- _DATA LINES_
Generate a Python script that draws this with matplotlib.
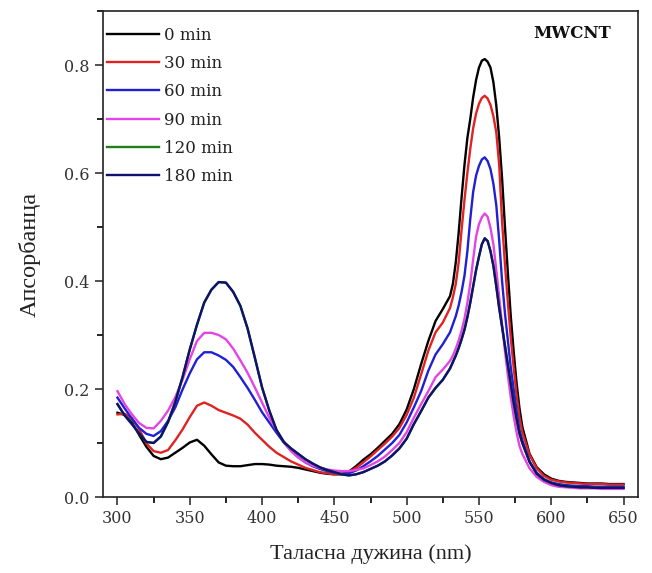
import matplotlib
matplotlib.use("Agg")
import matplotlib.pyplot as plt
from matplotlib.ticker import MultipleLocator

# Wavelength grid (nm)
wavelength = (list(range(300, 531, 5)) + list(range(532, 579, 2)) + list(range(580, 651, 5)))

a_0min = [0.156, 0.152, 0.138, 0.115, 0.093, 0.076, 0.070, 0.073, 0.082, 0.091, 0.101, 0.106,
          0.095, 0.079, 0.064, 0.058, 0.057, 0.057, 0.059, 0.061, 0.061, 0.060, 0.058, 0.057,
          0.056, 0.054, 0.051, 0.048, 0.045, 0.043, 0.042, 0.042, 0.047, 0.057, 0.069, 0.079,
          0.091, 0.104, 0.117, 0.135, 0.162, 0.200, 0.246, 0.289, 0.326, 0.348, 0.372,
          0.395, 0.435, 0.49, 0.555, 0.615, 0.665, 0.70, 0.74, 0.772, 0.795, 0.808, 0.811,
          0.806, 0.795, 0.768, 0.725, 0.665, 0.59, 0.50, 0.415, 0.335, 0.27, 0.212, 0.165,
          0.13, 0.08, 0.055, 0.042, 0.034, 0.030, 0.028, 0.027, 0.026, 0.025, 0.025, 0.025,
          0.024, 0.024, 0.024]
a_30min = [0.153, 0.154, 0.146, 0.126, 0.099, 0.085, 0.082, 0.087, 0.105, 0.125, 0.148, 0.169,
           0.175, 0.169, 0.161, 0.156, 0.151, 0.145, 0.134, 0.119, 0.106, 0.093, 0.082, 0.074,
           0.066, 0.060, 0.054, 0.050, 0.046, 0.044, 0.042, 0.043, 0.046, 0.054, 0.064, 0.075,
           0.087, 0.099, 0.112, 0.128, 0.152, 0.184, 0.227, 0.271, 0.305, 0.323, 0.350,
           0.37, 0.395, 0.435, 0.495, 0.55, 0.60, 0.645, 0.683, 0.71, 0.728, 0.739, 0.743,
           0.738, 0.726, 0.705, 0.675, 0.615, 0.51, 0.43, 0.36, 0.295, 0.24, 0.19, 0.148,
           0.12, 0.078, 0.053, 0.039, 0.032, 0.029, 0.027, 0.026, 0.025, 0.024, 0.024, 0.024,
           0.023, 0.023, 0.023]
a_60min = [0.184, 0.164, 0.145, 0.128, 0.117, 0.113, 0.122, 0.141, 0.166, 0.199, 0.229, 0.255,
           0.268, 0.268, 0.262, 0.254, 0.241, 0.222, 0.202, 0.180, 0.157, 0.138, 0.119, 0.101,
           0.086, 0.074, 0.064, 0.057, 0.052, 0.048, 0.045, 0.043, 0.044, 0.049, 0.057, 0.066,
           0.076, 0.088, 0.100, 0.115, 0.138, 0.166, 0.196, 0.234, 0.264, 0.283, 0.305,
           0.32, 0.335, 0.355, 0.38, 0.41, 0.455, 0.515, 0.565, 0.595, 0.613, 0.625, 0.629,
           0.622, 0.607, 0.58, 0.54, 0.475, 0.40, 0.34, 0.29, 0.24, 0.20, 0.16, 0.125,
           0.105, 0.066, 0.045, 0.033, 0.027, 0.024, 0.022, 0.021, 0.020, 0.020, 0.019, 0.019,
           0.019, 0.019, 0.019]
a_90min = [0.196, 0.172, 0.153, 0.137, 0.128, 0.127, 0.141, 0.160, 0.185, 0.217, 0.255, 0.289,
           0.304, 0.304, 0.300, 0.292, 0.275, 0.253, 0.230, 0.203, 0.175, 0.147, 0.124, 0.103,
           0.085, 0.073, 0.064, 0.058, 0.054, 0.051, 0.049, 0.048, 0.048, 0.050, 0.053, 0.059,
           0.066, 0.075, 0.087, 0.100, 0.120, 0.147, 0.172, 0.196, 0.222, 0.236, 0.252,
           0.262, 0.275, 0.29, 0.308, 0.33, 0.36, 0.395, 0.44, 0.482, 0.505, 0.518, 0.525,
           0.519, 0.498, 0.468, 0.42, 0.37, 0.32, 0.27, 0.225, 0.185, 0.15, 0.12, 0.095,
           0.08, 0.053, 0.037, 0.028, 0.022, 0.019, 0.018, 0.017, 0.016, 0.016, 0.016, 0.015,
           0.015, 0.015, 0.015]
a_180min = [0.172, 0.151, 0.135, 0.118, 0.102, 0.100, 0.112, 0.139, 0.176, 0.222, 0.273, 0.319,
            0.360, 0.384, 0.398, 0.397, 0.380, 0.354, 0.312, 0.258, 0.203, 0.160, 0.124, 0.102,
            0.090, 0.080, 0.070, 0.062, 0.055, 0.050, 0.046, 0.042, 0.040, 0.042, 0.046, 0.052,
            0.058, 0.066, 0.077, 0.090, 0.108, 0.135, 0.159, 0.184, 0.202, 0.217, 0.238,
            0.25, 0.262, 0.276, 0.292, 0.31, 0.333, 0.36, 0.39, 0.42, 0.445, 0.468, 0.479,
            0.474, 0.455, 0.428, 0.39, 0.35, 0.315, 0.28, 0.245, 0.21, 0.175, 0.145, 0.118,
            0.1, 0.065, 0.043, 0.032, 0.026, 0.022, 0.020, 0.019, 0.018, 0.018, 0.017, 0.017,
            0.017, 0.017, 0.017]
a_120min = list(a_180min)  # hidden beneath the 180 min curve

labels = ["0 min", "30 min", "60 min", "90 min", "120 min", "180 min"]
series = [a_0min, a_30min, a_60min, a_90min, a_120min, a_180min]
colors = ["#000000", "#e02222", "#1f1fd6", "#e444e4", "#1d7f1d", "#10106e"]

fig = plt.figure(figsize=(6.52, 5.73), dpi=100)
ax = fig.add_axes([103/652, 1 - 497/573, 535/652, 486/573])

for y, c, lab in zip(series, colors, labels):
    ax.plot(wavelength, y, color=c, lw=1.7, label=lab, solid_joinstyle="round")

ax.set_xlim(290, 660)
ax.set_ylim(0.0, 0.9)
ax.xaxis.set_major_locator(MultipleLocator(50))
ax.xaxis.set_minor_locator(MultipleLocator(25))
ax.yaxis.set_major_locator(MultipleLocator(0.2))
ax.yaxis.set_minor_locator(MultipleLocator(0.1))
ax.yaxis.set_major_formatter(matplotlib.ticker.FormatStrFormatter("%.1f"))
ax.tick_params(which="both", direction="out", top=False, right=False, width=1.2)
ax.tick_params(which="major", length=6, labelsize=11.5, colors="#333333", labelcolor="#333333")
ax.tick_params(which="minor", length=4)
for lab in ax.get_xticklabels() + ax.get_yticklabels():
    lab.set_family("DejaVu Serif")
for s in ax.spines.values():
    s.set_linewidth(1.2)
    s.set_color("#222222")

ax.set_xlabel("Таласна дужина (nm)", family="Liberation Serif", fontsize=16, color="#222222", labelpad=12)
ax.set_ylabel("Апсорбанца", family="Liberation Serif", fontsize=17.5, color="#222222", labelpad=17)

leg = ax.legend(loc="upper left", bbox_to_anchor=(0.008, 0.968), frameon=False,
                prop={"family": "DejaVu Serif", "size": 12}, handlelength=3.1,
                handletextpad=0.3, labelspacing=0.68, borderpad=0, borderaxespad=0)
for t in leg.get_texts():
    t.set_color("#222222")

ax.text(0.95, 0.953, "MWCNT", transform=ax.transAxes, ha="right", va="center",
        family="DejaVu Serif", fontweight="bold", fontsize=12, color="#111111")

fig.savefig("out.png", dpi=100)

- _WHAT IS REQUIRED_
Without the pictures, return the listing above from its first line through the line that has "wavelength = (list(range(300, 531, 5))".

- _TASK RESPONSE_
Generate a Python script that draws this with matplotlib.
import matplotlib
matplotlib.use("Agg")
import matplotlib.pyplot as plt
from matplotlib.ticker import MultipleLocator

# Wavelength grid (nm)
wavelength = (list(range(300, 531, 5)) + list(range(532, 579, 2)) + list(range(580, 651, 5)))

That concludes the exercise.